Par pascalpenot - 15-01-2013 10:22:50 - 4 commentaires

Tour des cirques par les crêtes : 4eme (et dernier) jour

 

4h15 du matin… lampe éteinte, je bois mon café en regardant les étoiles. Il fait bon, 23 degrés. Je repense à Hélène, à son ravito, ses mangues, ses litchis, son sourire, sa drôlerie, chic fille… Les grillons ont depuis longtemps commencé leurs sifflements en sérénade… bien avant les chants d’oiseaux qui ne vont maintenant plus tarder quand viendront les premières lueurs du soleil.

De mon périple du tour des cirques par les crêtes planifié en six jours, j’ai comme le sentiment que je terminerai ce long voyage aujourd’hui avec deux jours d’avance.

Le moral est bon, les pieds irritent certes sous la plante mais je n’ai pas d’ampoules.

Les épaules sont rouges et meurtries, fatiguées par le poids du sac qui varie entre 13 et 16 kilos selon le volume d’eau porté. Il est devenu parfois aussi lourd qu’une enclume qu’il me faut supporter. Des images de sherpa du Népal montent en moi… je ne suis pas à plaindre…

 

4h30. Je me prépare cette fois-ci un chocolat chaud. A nouveau j’éteins la frontale. Mes yeux se réhabituent à la pénombre d’une nuit qui se termine. Bizarrement, j’ai l’impression de voir un peu plus d’étoiles dans le ciel que tout à l’heure. Depuis un an ou deux, tout l’espace, les cosmos, l’univers me fascine. Je ne m’intéresse ni à sa physique, ni à sa cartographie… Reconnaitre la une petite ourse dans le ciel, ce n’est pas l’objet de ma curiosité… Non, je suis simplement fasciné par sa beauté, la pureté de sa matière, la force de ce gigantisme finalement assez simple à suivre entre la masse, la gravité, la chaleur, le froid !

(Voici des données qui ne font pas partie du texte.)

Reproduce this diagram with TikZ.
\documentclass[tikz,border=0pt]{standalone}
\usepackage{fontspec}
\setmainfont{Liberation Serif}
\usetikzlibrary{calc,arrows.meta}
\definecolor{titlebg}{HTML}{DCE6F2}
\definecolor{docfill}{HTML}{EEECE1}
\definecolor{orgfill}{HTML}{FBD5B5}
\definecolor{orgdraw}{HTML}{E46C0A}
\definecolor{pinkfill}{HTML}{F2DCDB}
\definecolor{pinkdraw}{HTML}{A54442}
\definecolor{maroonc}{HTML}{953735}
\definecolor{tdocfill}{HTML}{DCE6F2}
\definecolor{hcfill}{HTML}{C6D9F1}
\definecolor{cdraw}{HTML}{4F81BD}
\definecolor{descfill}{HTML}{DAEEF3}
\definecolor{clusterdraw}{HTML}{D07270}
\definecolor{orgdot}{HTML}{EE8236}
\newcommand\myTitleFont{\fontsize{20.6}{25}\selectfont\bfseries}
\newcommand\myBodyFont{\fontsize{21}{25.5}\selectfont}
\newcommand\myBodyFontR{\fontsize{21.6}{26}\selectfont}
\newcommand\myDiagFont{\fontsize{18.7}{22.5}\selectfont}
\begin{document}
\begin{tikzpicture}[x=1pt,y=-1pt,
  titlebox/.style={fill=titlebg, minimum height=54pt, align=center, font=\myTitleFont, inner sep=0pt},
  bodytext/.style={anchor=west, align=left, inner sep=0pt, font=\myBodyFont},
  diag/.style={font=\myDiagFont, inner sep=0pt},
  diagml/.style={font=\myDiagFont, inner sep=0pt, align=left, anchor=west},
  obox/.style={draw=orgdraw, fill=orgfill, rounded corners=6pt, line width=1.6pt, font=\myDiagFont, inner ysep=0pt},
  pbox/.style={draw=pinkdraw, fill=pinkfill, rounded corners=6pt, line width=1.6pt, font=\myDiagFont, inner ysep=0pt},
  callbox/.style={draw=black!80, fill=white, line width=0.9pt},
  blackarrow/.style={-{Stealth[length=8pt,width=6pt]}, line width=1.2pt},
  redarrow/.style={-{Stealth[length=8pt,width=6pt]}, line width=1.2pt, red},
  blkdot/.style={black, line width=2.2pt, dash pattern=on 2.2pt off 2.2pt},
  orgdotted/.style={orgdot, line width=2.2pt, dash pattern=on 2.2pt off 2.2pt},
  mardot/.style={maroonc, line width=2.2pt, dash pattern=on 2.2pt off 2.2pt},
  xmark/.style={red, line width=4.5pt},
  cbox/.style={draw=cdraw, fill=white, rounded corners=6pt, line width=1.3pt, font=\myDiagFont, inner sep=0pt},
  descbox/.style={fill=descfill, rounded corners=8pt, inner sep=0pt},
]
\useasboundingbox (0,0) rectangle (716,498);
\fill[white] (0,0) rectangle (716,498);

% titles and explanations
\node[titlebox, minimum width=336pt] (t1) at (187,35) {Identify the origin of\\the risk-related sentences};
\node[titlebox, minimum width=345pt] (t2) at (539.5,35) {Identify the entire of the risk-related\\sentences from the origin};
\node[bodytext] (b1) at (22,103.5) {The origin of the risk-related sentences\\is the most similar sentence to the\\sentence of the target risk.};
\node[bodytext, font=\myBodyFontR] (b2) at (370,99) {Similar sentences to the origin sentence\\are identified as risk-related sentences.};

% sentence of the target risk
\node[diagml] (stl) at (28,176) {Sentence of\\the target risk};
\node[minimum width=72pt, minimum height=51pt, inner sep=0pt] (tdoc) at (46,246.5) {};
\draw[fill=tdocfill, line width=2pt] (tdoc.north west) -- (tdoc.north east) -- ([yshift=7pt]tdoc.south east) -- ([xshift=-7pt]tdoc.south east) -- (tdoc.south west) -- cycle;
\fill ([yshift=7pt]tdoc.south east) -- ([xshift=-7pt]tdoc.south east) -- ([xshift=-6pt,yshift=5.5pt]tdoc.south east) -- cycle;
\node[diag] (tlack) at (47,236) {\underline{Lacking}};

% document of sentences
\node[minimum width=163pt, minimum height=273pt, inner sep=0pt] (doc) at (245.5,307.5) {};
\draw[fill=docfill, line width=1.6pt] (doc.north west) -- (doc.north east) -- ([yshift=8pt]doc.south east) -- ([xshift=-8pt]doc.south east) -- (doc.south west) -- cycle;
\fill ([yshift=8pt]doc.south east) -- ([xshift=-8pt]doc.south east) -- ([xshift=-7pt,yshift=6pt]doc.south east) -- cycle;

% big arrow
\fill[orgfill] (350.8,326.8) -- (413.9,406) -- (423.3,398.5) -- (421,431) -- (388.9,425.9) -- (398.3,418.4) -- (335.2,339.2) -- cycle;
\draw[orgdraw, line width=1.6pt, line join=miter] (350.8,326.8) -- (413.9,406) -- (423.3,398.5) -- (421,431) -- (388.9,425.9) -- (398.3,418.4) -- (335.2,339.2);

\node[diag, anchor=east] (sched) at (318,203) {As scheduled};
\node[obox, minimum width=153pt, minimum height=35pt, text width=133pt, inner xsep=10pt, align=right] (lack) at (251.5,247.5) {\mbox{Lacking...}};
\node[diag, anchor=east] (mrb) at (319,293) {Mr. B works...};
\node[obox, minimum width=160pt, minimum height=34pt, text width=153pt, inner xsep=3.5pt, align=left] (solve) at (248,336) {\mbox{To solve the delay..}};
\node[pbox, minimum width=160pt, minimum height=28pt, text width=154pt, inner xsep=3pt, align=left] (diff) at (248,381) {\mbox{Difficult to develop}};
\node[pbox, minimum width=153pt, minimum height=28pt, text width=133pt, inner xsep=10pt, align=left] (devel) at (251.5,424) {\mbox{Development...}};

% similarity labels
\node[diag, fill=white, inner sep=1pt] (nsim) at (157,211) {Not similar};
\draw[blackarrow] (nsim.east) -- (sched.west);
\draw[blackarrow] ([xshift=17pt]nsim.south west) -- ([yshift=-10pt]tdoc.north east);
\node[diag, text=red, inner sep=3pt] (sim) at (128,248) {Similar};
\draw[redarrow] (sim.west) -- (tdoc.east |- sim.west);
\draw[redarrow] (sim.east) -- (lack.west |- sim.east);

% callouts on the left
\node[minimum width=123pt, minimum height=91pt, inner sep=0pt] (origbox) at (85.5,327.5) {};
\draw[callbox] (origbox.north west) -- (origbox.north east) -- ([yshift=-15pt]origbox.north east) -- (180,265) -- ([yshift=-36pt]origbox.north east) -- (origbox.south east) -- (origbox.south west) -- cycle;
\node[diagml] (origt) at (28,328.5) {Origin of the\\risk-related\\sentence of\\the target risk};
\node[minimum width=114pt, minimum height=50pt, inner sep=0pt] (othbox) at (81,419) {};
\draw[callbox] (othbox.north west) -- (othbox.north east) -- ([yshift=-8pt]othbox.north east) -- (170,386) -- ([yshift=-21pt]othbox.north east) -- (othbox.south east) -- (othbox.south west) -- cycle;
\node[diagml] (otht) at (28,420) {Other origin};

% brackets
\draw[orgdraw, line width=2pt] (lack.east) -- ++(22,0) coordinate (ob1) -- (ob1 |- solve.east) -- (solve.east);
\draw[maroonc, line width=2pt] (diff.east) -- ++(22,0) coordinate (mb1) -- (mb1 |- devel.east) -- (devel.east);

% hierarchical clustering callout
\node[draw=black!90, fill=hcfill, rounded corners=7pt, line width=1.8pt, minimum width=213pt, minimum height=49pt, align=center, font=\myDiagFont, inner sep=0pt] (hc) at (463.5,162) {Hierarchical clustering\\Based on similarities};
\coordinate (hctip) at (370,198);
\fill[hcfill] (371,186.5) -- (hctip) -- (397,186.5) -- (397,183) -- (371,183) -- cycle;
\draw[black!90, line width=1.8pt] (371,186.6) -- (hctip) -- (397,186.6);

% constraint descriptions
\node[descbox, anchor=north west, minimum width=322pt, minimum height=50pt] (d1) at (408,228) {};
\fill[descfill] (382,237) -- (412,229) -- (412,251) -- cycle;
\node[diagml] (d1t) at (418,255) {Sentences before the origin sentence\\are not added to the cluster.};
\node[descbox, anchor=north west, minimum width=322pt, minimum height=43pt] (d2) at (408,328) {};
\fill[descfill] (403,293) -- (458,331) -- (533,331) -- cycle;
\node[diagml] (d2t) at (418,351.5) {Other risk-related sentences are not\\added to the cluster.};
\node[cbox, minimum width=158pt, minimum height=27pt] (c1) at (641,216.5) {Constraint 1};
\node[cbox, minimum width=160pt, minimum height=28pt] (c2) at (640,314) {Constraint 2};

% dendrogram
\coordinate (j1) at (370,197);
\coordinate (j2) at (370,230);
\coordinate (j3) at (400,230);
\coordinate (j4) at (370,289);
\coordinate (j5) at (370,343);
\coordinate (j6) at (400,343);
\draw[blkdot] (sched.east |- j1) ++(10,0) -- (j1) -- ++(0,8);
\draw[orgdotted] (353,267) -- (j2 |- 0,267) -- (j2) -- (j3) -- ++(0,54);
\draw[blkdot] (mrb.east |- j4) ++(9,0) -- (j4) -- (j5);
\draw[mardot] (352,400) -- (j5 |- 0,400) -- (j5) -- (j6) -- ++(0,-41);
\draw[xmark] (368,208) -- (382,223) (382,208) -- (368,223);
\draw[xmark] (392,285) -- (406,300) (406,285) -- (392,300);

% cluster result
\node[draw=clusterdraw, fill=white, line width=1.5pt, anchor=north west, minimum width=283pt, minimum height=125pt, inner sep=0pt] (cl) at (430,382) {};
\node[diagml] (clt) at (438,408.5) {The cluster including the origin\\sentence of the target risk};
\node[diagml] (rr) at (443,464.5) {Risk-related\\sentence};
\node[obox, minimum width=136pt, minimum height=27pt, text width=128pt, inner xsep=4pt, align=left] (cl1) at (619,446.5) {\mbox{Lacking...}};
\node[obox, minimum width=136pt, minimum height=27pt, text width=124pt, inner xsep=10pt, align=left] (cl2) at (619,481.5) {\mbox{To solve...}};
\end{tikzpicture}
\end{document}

Je vois des étoiles qui scintillent. D’autres sont comme des têtes d’épingles blanches qui peu à peu commencent à disparaitre dans un voile clair, comme une lueur grisâtre. Une autre lueur semble prendre le relais et se dessiner doucement sur le relief de quelques nuages. Elle annonce la prochaine levée du soleil.

L’aurore peu à peu vient. Il est bientôt 4h40. Le chocolat et le café comme tout les matins ont rempli office… direction le fourré d’à coté pour une « mise en selles ». Elle est rapide, dans la position de la chaise, les quadriceps travailleront peu !

 

Cinq heures moins le quart, les têtes d’épingles ont disparu. Places aux tâches plus sombres et de plus en plus présentes des nuages. L'ombre des cimes des montagnes se dessinent dans un nouveau décor. De gauche à droite, je redevine le cap de la roche écrite, le triangle du Cimendef le massif imposant du piton des neiges. Dans la pénombre encore présente, il rend invisible le morne de fourche placé juste devant lui.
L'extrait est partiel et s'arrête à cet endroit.